Plains — “This is Georgia’s Hollywood!”

From her big hair to her colorful quips, Paula Deen has never been accused of being understated. And she wasn’t about to start Saturday morning when she swept into this teeny town for a high-profile fundraiser with her good friend, Jimmy Carter.

“Mr. Jimmy, how’re you doin’ honey?” Deen called out as the former president ambled into the Plains Community Center with his wife, Rosalynn, and immediately got swallowed up in her enormous bear hug. “I’ve been prayin’ for you so much!”

“We’re doing just fine,” said Carter, who later confirmed with a grin to the AJC that Deen was a “big personality.”

The pair hadn’t seen each other in a couple of years — although Deen’s been keeping up with Carter’s cancer battle through mutual friends here — and so it only made sense their face-to-face reunion would be big news. Even “Entertainment Tonight” showed up to cover “Painting, Paula and a President.”
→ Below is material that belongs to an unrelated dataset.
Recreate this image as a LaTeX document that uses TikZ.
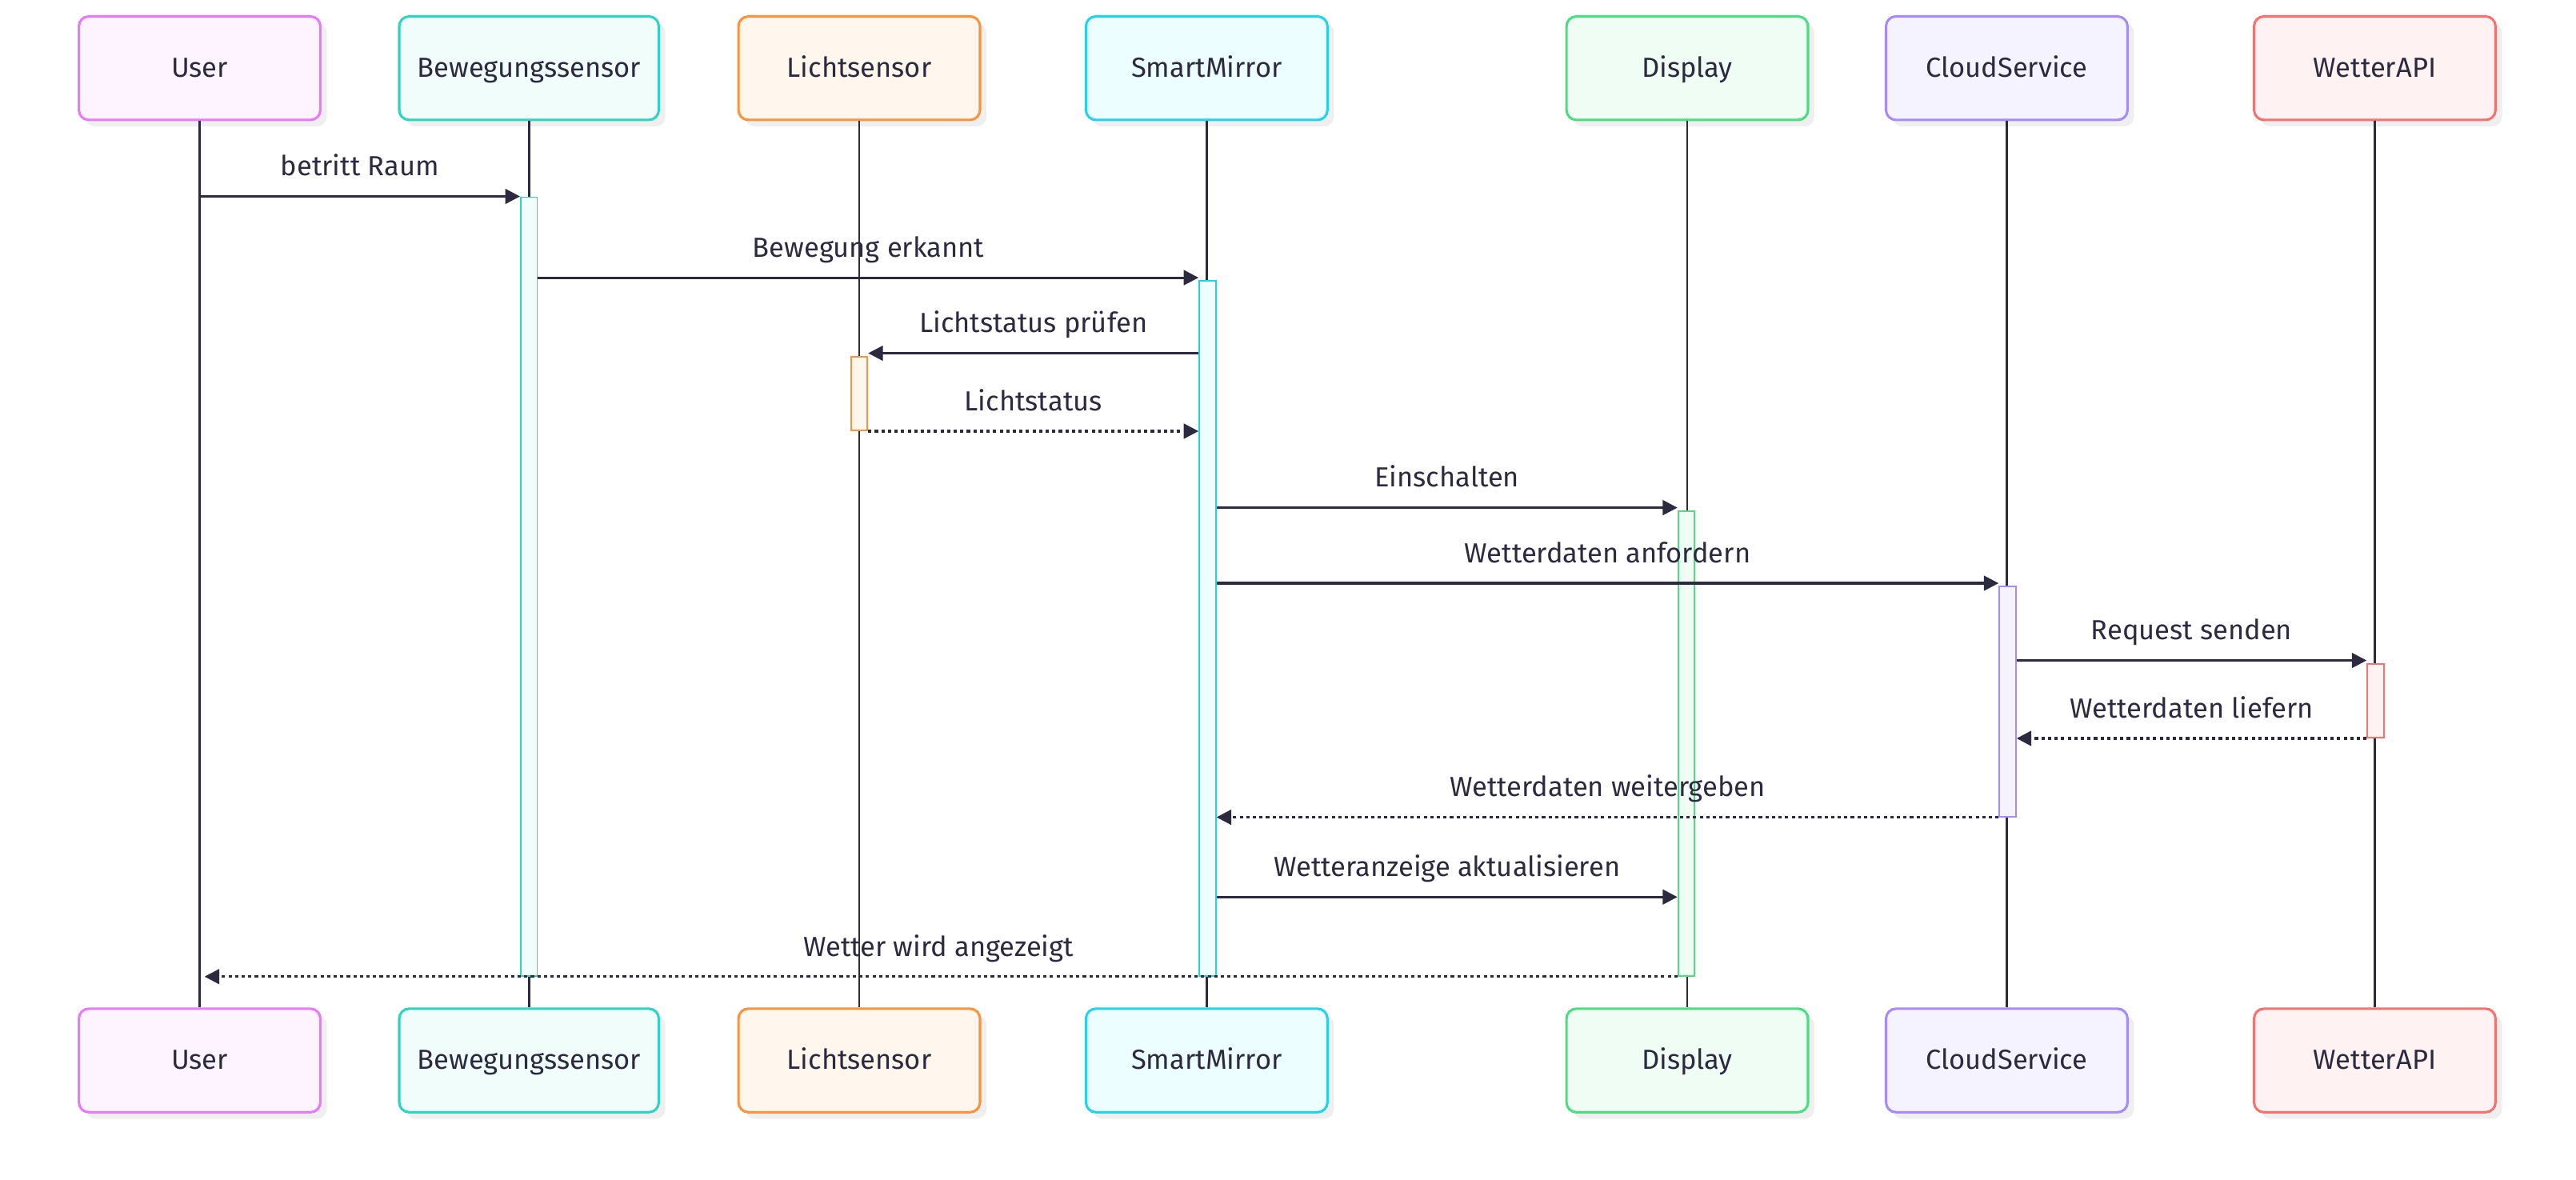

A unique fundraiser for a couple of Plains nonprofits, the event was set against the backdrop of Carter’s and Deen’s shared love of painting. Some 50 people paid $500 apiece to attend an art class taught by renowned Atlanta area painter James Richards. Those who paid anywhere from two to four times as much would get to attend an exclusive dinner on Saturday night, or even stay at the Plains Inn for a “sleepover” with Deen.

“I didn’t bring any pajamas!” Deen told the AJC, which briefly thought it had quite a scoop — that is, until the famed TV chef and recent “Dancing with the Stars” alum disclosed she wears nightgowns to bed. But whatever happened in the Plains Inn on Saturday night, Deen planned on being up early the next morning to attend Carter’s Sunday school class for the first time.

“We all need some Sunday school in our lives, don’t we,” Deen said. “Especially from that man.”

Even as she spoke, “that man” was seated in the front row of folding chairs, attentively following along as Richards taught his nearly two-hour class. It began with him dipping crumpled up paper towels in brown paint and dabbing at a blank canvas to create “shapes and shadows” on what gradually emerged as a beautiful landscape.

In a conversation afterwards, Carter said he’d learned something, even at age 91.

“I have a lot of difficulty doing a loose, unrestricted type of painting,” said the Naval Academy grad and onetime nuclear submariner. “I think it’s because I’m an engineer, that reliance on strict accuracy. But my favorite artists are the Impressionists.”

Deen, who’d slipped out of the front row for awhile to chat with various people, was impressed by Carter’s attentiveness.

"He's sittin' on up there, behaving himself," Deen chuckled. "I can't sit still for that long. And I certainly can't behave!"